We nibbled. Flirted. Drank two bottles of wine. Somehow I drifted from the safety of my chair to the end of the sofa. Eventually, both of us gravitated toward the center. Todd liked to talk, and the more wine he drank, the more he did it. I learned that his best friend was a man named Crevan, that his mentor was Tony from, and I quote, "another life" which no amount of wine could pry out of him, and Todd spoke of his parents with great reverence.

At last, a topic I understood and shared his pain of separation. My reasons were different of course. Todd's parents died almost two decades ago. 

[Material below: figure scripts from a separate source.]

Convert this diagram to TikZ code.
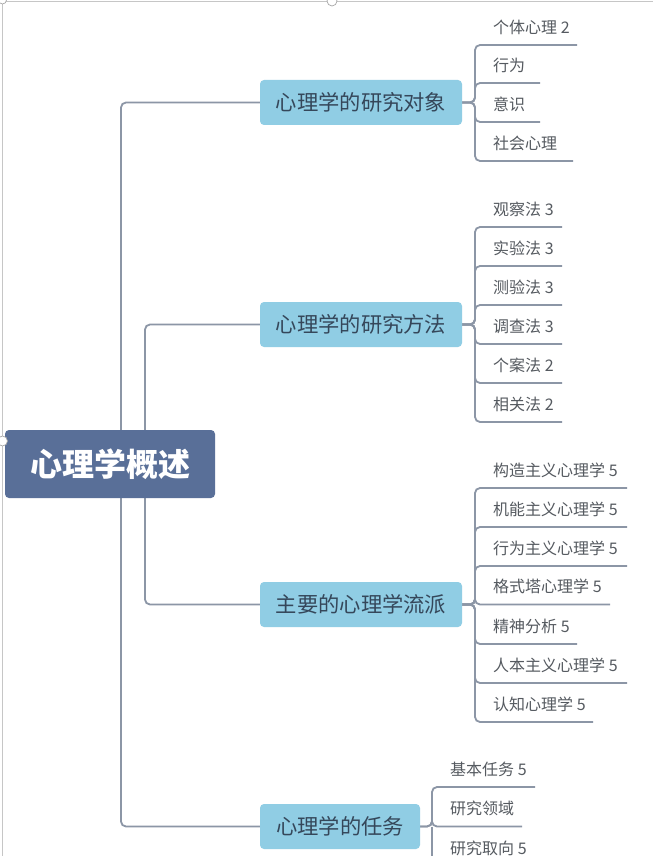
\documentclass[tikz,border=0pt]{standalone}
\usepackage{fontspec}
\newfontfamily\cjk{Noto Sans CJK SC}
\usetikzlibrary{backgrounds}
\definecolor{rootblue}{HTML}{596F98}
\definecolor{boxblue}{HTML}{90CDE4}
\definecolor{linegray}{HTML}{8C96A6}
\definecolor{boxtext}{HTML}{35475A}
\definecolor{childtext}{HTML}{555A60}
\tikzset{
  rootbox/.style={fill=rootblue, rounded corners=4pt, minimum width=210pt, minimum height=68pt, inner sep=0pt, text=white, font=\cjk\bfseries\fontsize{32}{32}\selectfont},
  branchbox/.style={fill=boxblue, rounded corners=4pt, minimum height=45pt, inner sep=0pt, text=boxtext, font=\cjk\fontsize{21.3}{21.3}\selectfont},
  childtxt/.style={anchor=west, inner sep=0pt, text=childtext, font=\cjk\fontsize{16}{16}\selectfont},
  conn/.style={draw=linegray, line width=1.8pt, rounded corners=5pt},
  frame/.style={draw=gray!45, line width=0.8pt},
  handle/.style={draw=gray!70, fill=white, line width=0.7pt}
}
\begin{document}
\begin{tikzpicture}[x=1pt,y=-1pt]
\useasboundingbox (0,0) rectangle (653,856);
% nodes
\node[rootbox] (root) at (110,464) {心理学概述};
\node[branchbox, minimum width=202pt] (b1) at (361,102.5) {心理学的研究对象};
\node[branchbox, minimum width=202pt] (b2) at (361,324.5) {心理学的研究方法};
\node[branchbox, minimum width=202pt] (b3) at (361,604.5) {主要的心理学流派};
\node[branchbox, minimum width=160pt] (b4) at (340,826.5) {心理学的任务};
\begin{scope}[on background layer]
  \fill[white] (0,0) rectangle (653,856);
  \draw[frame] (0,1) -- (653,1);
  \draw[frame] (2.5,0) -- (2.5,856);
\end{scope}
% junction coordinates
\coordinate (r1) at (121,464);
\coordinate (r2) at (145,464);
\coordinate (k1) at (475,102.5);
\coordinate (k2) at (475,324.5);
\coordinate (k3) at (475,604.5);
\coordinate (k4) at (432,826.5);
% children
\foreach \t/\uy/\ex [count=\i] in {个体心理 2/45/577, 行为/83/540, 意识/122/540, 社会心理/161/573}{
  \node[childtxt] (c1\i) at (493,\uy-18) {\t};
  \coordinate (e1\i) at (\ex,\uy);
  \begin{scope}[on background layer]
    \draw[conn] (b1.east) -- (k1) |- (e1\i);
  \end{scope}
}
\foreach \t/\uy/\ex [count=\i] in {观察法 3/227/562, 实验法 3/266/562, 测验法 3/305/562, 调查法 3/344/562, 个案法 2/383/562, 相关法 2/422/562}{
  \node[childtxt] (c2\i) at (493,\uy-18) {\t};
  \coordinate (e2\i) at (\ex,\uy);
  \begin{scope}[on background layer]
    \draw[conn] (b2.east) -- (k2) |- (e2\i);
  \end{scope}
}
\foreach \t/\uy/\ex [count=\i] in {构造主义心理学 5/488/627, 机能主义心理学 5/527/627, 行为主义心理学 5/566/627, 格式塔心理学 5/604.5/610, 精神分析 5/644/577, 人本主义心理学 5/683/627, 认知心理学 5/722/593}{
  \node[childtxt] (c3\i) at (493,\uy-18) {\t};
  \coordinate (e3\i) at (\ex,\uy);
  \begin{scope}[on background layer]
    \draw[conn] (b3.east) -- (k3) |- (e3\i);
  \end{scope}
}
\foreach \t/\uy/\ex [count=\i] in {基本任务 5/787/535, 研究领域/826.5/522}{
  \node[childtxt] (c4\i) at (450,\uy-18) {\t};
  \coordinate (e4\i) at (\ex,\uy);
  \begin{scope}[on background layer]
    \draw[conn] (b4.east) -- (k4) |- (e4\i);
  \end{scope}
}
\node[childtxt] (c43) at (450,848) {研究取向 5};
\coordinate (e43) at (432,860);
\begin{scope}[on background layer]
  \draw[conn] (b1.west) -| (r1) |- (b4.west);
  \draw[conn] (b2.west) -| (r2) |- (b3.west);
  \draw[conn] (k4) -- (e43);
\end{scope}
% selection handles
\draw[handle] (2.5,441) circle (5pt);
\draw[handle] (332,1) circle (5pt);
\draw[handle] (2.5,0) circle (4pt);
\end{tikzpicture}
\end{document}
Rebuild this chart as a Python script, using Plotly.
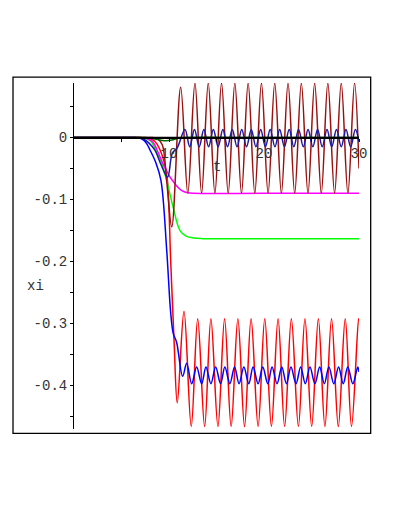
import plotly.graph_objs as go

# values (t, xi)
t_red = [0, 5, 7, 7.5, 8.0, 8.5, 9.06, 9.5, 9.83, 10.18, 10.53, 10.87, 11.58, 12.34, 13.02, 13.75, 14.41,
         15.15, 15.85, 16.54, 17.25, 17.95, 18.64, 19.38, 20.08, 20.78, 21.48, 22.17, 22.88,
         23.62, 24.31, 25.02, 25.72, 26.41, 27.11, 27.82, 28.55, 29.21, 29.95, 30]
xi_red = [0, 0, 0, -0.001, -0.002, -0.006, -0.02, -0.04, -0.069, -0.2, -0.327, -0.428, -0.280, -0.466, -0.292, -0.466, -0.292,
          -0.466, -0.292, -0.466, -0.292, -0.466, -0.292, -0.466, -0.292, -0.466, -0.292, -0.466, -0.292,
          -0.466, -0.292, -0.466, -0.292, -0.466, -0.292, -0.466, -0.292, -0.466, -0.292, -0.296]

t_blue = [0, 5, 6.5, 7.0, 7.4, 7.7, 8.0, 8.6, 9.15, 9.76, 10.18, 10.45, 10.8, 11.44, 11.86, 12.39, 12.91, 13.44,
          13.89, 14.41, 14.91, 15.43, 15.88, 16.41, 16.90, 17.38, 17.88, 18.40, 18.85, 19.38,
          19.87, 20.40, 20.85, 21.37, 21.87, 22.36, 22.84, 23.37, 23.86, 24.35, 24.84, 25.36,
          25.86, 26.35, 26.83, 27.35, 27.85, 28.34, 28.82, 29.35, 29.87, 30]
xi_blue = [0, 0, 0, -0.001, -0.005, -0.011, -0.02, -0.04, -0.069, -0.182, -0.283, -0.316, -0.33, -0.385, -0.364, -0.397, -0.370, -0.397,
           -0.370, -0.397, -0.370, -0.397, -0.370, -0.397, -0.370, -0.397, -0.370, -0.397, -0.370, -0.397,
           -0.370, -0.397, -0.370, -0.397, -0.370, -0.397, -0.370, -0.397, -0.370, -0.397, -0.370, -0.397,
           -0.370, -0.397, -0.370, -0.397, -0.370, -0.397, -0.370, -0.397, -0.370, -0.378]

t_green = [0, 5, 7, 7.5, 8.1, 8.6, 9.2, 9.75, 10.4, 11.16, 11.8, 12.6, 13.5, 20, 30]
xi_green = [0, 0, 0, -0.001, -0.006, -0.02, -0.04, -0.069, -0.11, -0.15, -0.159, -0.162, -0.163, -0.163, -0.163]

t_magenta = [0, 5, 7, 7.6, 8.3, 8.74, 9.3, 9.7, 10.12, 10.5, 10.81, 11.3, 11.97, 12.6, 20, 30]
xi_magenta = [0, 0, 0, -0.001, -0.007, -0.02, -0.04, -0.052, -0.064, -0.072, -0.078, -0.085, -0.089, -0.09, -0.09, -0.09]

t_maroon = [0, 5, 7.5, 8.3, 8.8, 9.3, 9.75, 10.29, 11.23, 11.98, 12.73, 13.43, 14.13, 14.83, 15.53, 16.23,
            16.93, 17.63, 18.33, 19.03, 19.73, 20.43, 21.13, 21.83, 22.53, 23.23, 23.93, 24.63,
            25.33, 26.03, 26.72, 27.43, 28.13, 28.83, 29.53, 30]
xi_maroon = [0, 0, 0, 0, -0.002, -0.012, -0.069, -0.144, 0.081, -0.09, 0.088, -0.09, 0.088, -0.09, 0.088, -0.09,
             0.088, -0.09, 0.088, -0.09, 0.088, -0.09, 0.088, -0.09, 0.088, -0.09, 0.088, -0.09,
             0.088, -0.09, 0.088, -0.09, 0.088, -0.09, 0.088, -0.05]

t_navy = [0, 5, 6.5, 7.0, 7.4, 7.9, 8.5, 9.2, 9.85, 10.35, 10.85, 11.68, 12.18, 12.68, 13.18, 13.67, 14.17,
          14.67, 15.17, 15.67, 16.16, 16.66, 17.16, 17.66, 18.16, 18.66, 19.15, 19.65, 20.15,
          20.65, 21.15, 21.65, 22.15, 22.65, 23.14, 23.64, 24.14, 24.64, 25.14, 25.64, 26.13,
          26.63, 27.13, 27.63, 28.13, 28.63, 29.12, 29.62, 30]
xi_navy = [0, 0, 0, -0.001, -0.003, -0.009, -0.02, -0.045, -0.064, -0.025, -0.017, 0.013, -0.015, 0.013, -0.015, 0.013, -0.015,
           0.013, -0.015, 0.013, -0.015, 0.013, -0.015, 0.013, -0.015, 0.013, -0.015, 0.013, -0.015,
           0.013, -0.015, 0.013, -0.015, 0.013, -0.015, 0.013, -0.015, 0.013, -0.015, 0.013, -0.015,
           0.013, -0.015, 0.013, -0.015, 0.013, -0.015, 0.013, -0.007]

t_darkgreen = [0, 5, 7.5, 8.0, 8.8, 9.5, 10.3, 11.0, 11.6, 20, 30]
xi_darkgreen = [0, 0, 0, -0.001, -0.003, -0.005, -0.004, -0.001, 0, 0, 0]

t_black = [0, 30]
xi_black = [0, 0]

y_ticks = [0, -0.1, -0.2, -0.3, -0.4]
y_tick_text = ["0", "-0.1", "-0.2", "-0.3", "-0.4"]
y_minor = [0.05, -0.05, -0.15, -0.25, -0.35, -0.45]
x_ticks = [10, 20, 30]
x_minor = [5, 15, 25]

curves = [
    (t_red, xi_red, "#ff0000"),
    (t_blue, xi_blue, "#0000ff"),
    (t_green, xi_green, "#00ff00"),
    (t_magenta, xi_magenta, "#ff00ff"),
    (t_maroon, xi_maroon, "#9b0f0f"),
    (t_navy, xi_navy, "#1a1aa0"),
    (t_darkgreen, xi_darkgreen, "#006400"),
    (t_black, xi_black, "#000000"),
]

fig = go.Figure()
for t, xi, c in curves:
    fig.add_trace(go.Scatter(x=t, y=xi, mode="lines",
                             line=dict(color=c, width=1.5, shape="spline", smoothing=1.0)))

font = dict(family="Liberation Mono", size=14, color="#333333")

# page body has an 8px margin, so the figure is sized to fit inside the window
fig.update_layout(
    width=379, height=495,
    margin=dict(l=66, r=28, t=75, b=74),
    paper_bgcolor="white", plot_bgcolor="white",
    showlegend=False,
    font=font,
    xaxis=dict(range=[0, 30], anchor="free", position=0.47 / 0.558,
               showgrid=False, zeroline=False, showline=True, linecolor="black", linewidth=1,
               ticks="outside", ticklen=3, tickcolor="black", tickvals=x_ticks,
               minor=dict(tickvals=x_minor, ticks="outside", ticklen=3, tickcolor="black"),
               tickfont=font),
    yaxis=dict(range=[-0.47, 0.088], showgrid=False, zeroline=False,
               showline=True, linecolor="black", linewidth=1,
               ticks="outside", ticklen=3, tickcolor="black",
               tickvals=y_ticks, ticktext=y_tick_text,
               minor=dict(tickvals=y_minor, ticks="outside", ticklen=3, tickcolor="black"),
               tickfont=font),
)

# Maple-style box around the whole plot
fig.add_shape(type="rect", xref="paper", yref="paper",
              x0=-0.214, x1=1.041, y0=-0.0124, y1=1.017,
              line=dict(color="black", width=1.3))

fig.add_annotation(x=15, y=-0.048, xref="x", yref="y", text="t", showarrow=False, font=font)
fig.add_annotation(x=-0.172, y=-0.24, xref="paper", yref="y", text="xi", showarrow=False, font=font)

fig.write_html("out.html")
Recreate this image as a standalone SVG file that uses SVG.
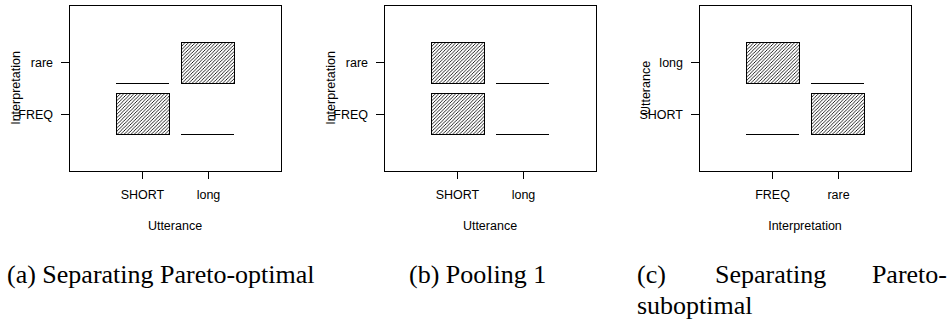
<svg xmlns="http://www.w3.org/2000/svg" width="952" height="322" viewBox="0 0 952 322">
<style>
.ax{fill:none;stroke:#000;stroke-width:1}
.tk{stroke:#000;stroke-width:1}
.t{font-family:"Liberation Sans",Arial,sans-serif;font-size:12.5px;fill:#000}
.cap{font-family:"Liberation Serif","Times New Roman",serif;font-size:26px;fill:#000}
.h{fill:url(#hatch);stroke:#000;stroke-width:1}
.z{stroke:#000;stroke-width:1}
</style>
<defs>
<pattern id="hatch" patternUnits="userSpaceOnUse" width="3.4" height="3.4">
<path d="M-1,1 L1,-1 M0,3.4 L3.4,0 M2.4,4.4 L4.4,2.4" stroke="#000" stroke-width="0.85"/>
</pattern>
<g id="frame">
<rect class="ax" x="69.5" y="5.5" width="212" height="166"/>
<line class="tk" x1="61" y1="62.5" x2="69" y2="62.5"/>
<line class="tk" x1="61" y1="114.5" x2="69" y2="114.5"/>
<line class="tk" x1="142.5" y1="172" x2="142.5" y2="179"/>
<line class="tk" x1="208.5" y1="172" x2="208.5" y2="179"/>
</g>
</defs>
<g id="panel-a">
<use href="#frame"/>
<text class="t" x="53" y="66.5" text-anchor="end">rare</text>
<text class="t" x="53" y="118.5" text-anchor="end">FREQ</text>
<text class="t" x="142.5" y="199" text-anchor="middle">SHORT</text>
<text class="t" x="208.5" y="199" text-anchor="middle">long</text>
<text class="t" x="175" y="230" text-anchor="middle">Utterance</text>
<text class="t" transform="translate(20,88) rotate(-90)" text-anchor="middle">Interpretation</text>
<line class="z" x1="116" y1="83.5" x2="169" y2="83.5"/>
<rect class="h" x="116.5" y="93.5" width="53" height="41"/>
<rect class="h" x="181.5" y="42.5" width="53" height="41"/>
<line class="z" x1="181" y1="134.5" x2="234" y2="134.5"/>
</g>
<g id="panel-b" transform="translate(315,0)">
<use href="#frame"/>
<text class="t" x="53" y="66.5" text-anchor="end">rare</text>
<text class="t" x="53" y="118.5" text-anchor="end">FREQ</text>
<text class="t" x="142.5" y="199" text-anchor="middle">SHORT</text>
<text class="t" x="208.5" y="199" text-anchor="middle">long</text>
<text class="t" x="175" y="230" text-anchor="middle">Utterance</text>
<text class="t" transform="translate(20,88) rotate(-90)" text-anchor="middle">Interpretation</text>
<rect class="h" x="116.5" y="42.5" width="53" height="41"/>
<rect class="h" x="116.5" y="93.5" width="53" height="41"/>
<line class="z" x1="181" y1="83.5" x2="234" y2="83.5"/>
<line class="z" x1="181" y1="134.5" x2="234" y2="134.5"/>
</g>
<g id="panel-c" transform="translate(630,0)">
<use href="#frame"/>
<text class="t" x="53" y="66.5" text-anchor="end">long</text>
<text class="t" x="53" y="118.5" text-anchor="end">SHORT</text>
<text class="t" x="142.5" y="199" text-anchor="middle">FREQ</text>
<text class="t" x="208.5" y="199" text-anchor="middle">rare</text>
<text class="t" x="175" y="230" text-anchor="middle">Interpretation</text>
<text class="t" transform="translate(20,88) rotate(-90)" text-anchor="middle">Utterance</text>
<rect class="h" x="116.5" y="42.5" width="53" height="41"/>
<line class="z" x1="116" y1="134.5" x2="169" y2="134.5"/>
<line class="z" x1="181" y1="83.5" x2="234" y2="83.5"/>
<rect class="h" x="181.5" y="93.5" width="53" height="41"/>
</g>
<g id="captions">
<text class="cap" x="7" y="283">(a) Separating Pareto-optimal</text>
<text class="cap" x="409" y="283">(b) Pooling 1</text>
<text class="cap" x="637" y="283">(c)</text>
<text class="cap" x="715" y="283">Separating</text>
<text class="cap" x="947" y="283" text-anchor="end">Pareto-</text>
<text class="cap" x="637" y="314">suboptimal</text>
</g>
</svg>
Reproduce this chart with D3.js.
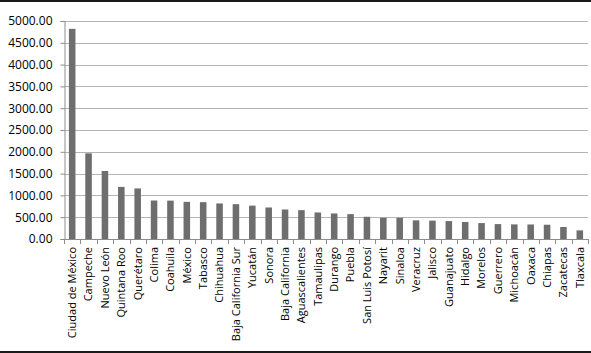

"Cancer," he said softly. "My mom died from pancreatic cancer. They tell me it's one of the worst kinds a person could get. I don't know much about it other than that it took my mom faster than any of us were prepared for." He sipped his wine. "Dad took it harder than I would've imagined. I know I joked about marriage before, but if my parents were the standard, I guess that's why I've never taken the plunge."

"I don't understand."

"It's hard to find someone I could feel that connected to, you know? I mean, when Mom died, I have no doubt that the biggest part of Dad died the same day. He was never the same afterward. I don't think he knew how to live without her."

My experience with Marie and Wendell was quite different. To my knowledge, Dad was alive and well in upstate New York. Losing the woman who tried to murder him hadn't killed him. Two years on Riker's Island and seventeen years in state prison hadn't done it either. Not even the state of New York had been able to kill Wendell Eriksson.

"So what happened to your dad?" I let my fingers dance along the back of his hand. Warm skin, sinew beneath leapt a little at the light touch.

"He went up into the mountains and died."

"Suicide?" Such a dire question deserved soft and reverent utterance.

"Not actively. He wasn't found for a long time."

"I'm so sorry, Todd."

"Yeah," he said. "I was really close to my father. More than Mom, I think. Don't get me wrong. I loved her dearly and worshipped the ground she walked on. But there's something about fathers and sons."

"Fathers and daughters too," I spoke softly. Missing Wendell had been on my mind almost every second of every day for the past two years. I felt him inside me, a living, breathing entity that spoke his words of wisdom to guide me through life's deepest pain. By the average person's standard, my father was the embodiment of pure evil. To me, he was the father who loved me, who brushed away my tears and kissed scraped knees. He imparted the wisdom of a lifetime, even if his moral code was twisted when compared to the norm of society. 

His fingers threaded through mine. "You were close to him?"

I nodded. "Sometimes I miss him so much I feel like I would do anything to be with him again."

"You mean..."

"No, I'm not suicidal." And it would literally be suicide to show up at Attica for a face-to-face with my father. "I only wish that things had been different."

"What about your mother?"

I shrugged. "We weren't close. Not like I was with Dad. My mother was very religious." A contradiction that bordered on obscene if I thought about it too much. Off robbing armored cars by night, typing up the church newsletter by day. 

"And your dad?"

"He loved science." Insert forensic natural. My dad could cover his tracks from the best of the best. "And he put his foot down with my mom when it came to exposing me to all of her superstitious stuff."